About 11 kilometers south of Mandalay, just between the Taungthaman Lake and the Ayeyarwady River, lays the small town of Amarapura, another former capital of the old Burmese kingdom. Apart from pagodas and the ruins of the ancient palace, the city offers one of Myanmar’s most photographed sights: the narrow, 1,200-meter-long U Bein bridge, which made entirely out of teak wood. The gangly looking bridge was built in 1784, but is still in mint condition and never needed any serious repairs. It was named after its founder, a former mayor, and was built from over 1,000 teak logs, partially even with the ruins of the abandoned royal city. Thus, for its incredible length spanning the lake, the U Bein bridge is recognized as the longest teak wood bridge in the world. Sunsets are especially popular, as the setting sun creates a beautiful silhouette of the bridge, photos of which adorn many a living room at home.

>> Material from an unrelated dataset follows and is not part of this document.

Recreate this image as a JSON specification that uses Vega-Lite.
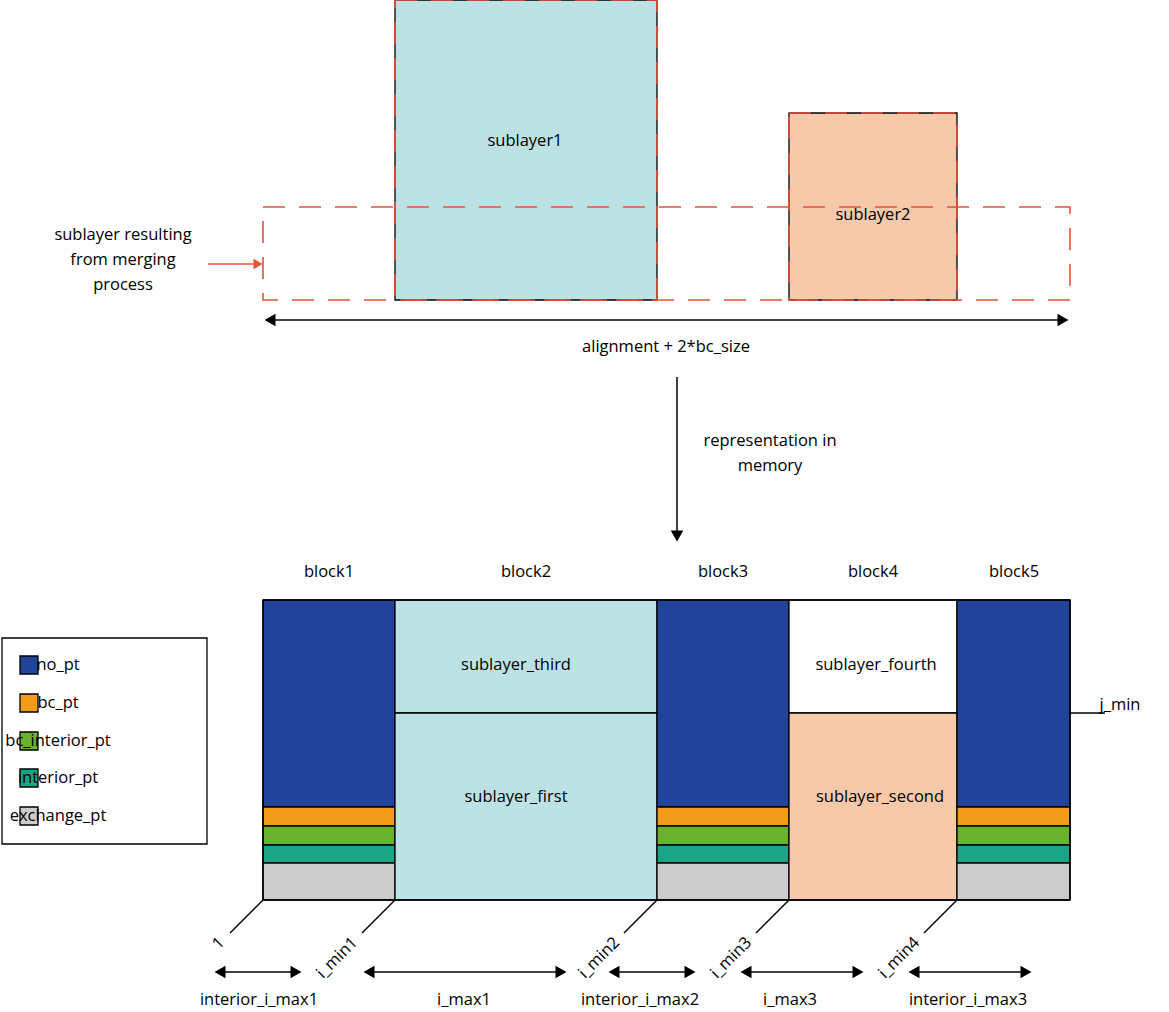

Sporadically, platforms, pavilions and benches are built into the bridge to offer travellers some rest and protection from the burning Southeast Asian sun. Apart from crossing on foot, it is also worth it to head to the Mahagandayon Monastery, which is located right at the beginning of the bridge. The monastery is one of the biggest in Myanmar and houses up to 1000 monks, some of which can often be seen strolling across the teak wood bridge in their billowing red robes. Visitors are welcome to glimpse into the life of these devout Buddhists and wander through the hallways, although it gets almost too busy during mealtimes.
Because of the short distance from Mandalay, most people visit Amarapura on a day trip. You can either fly into the Mandalay International Airport or take one of the many bus or train connections and then head to Amarapurna by scooter, taxi or boat.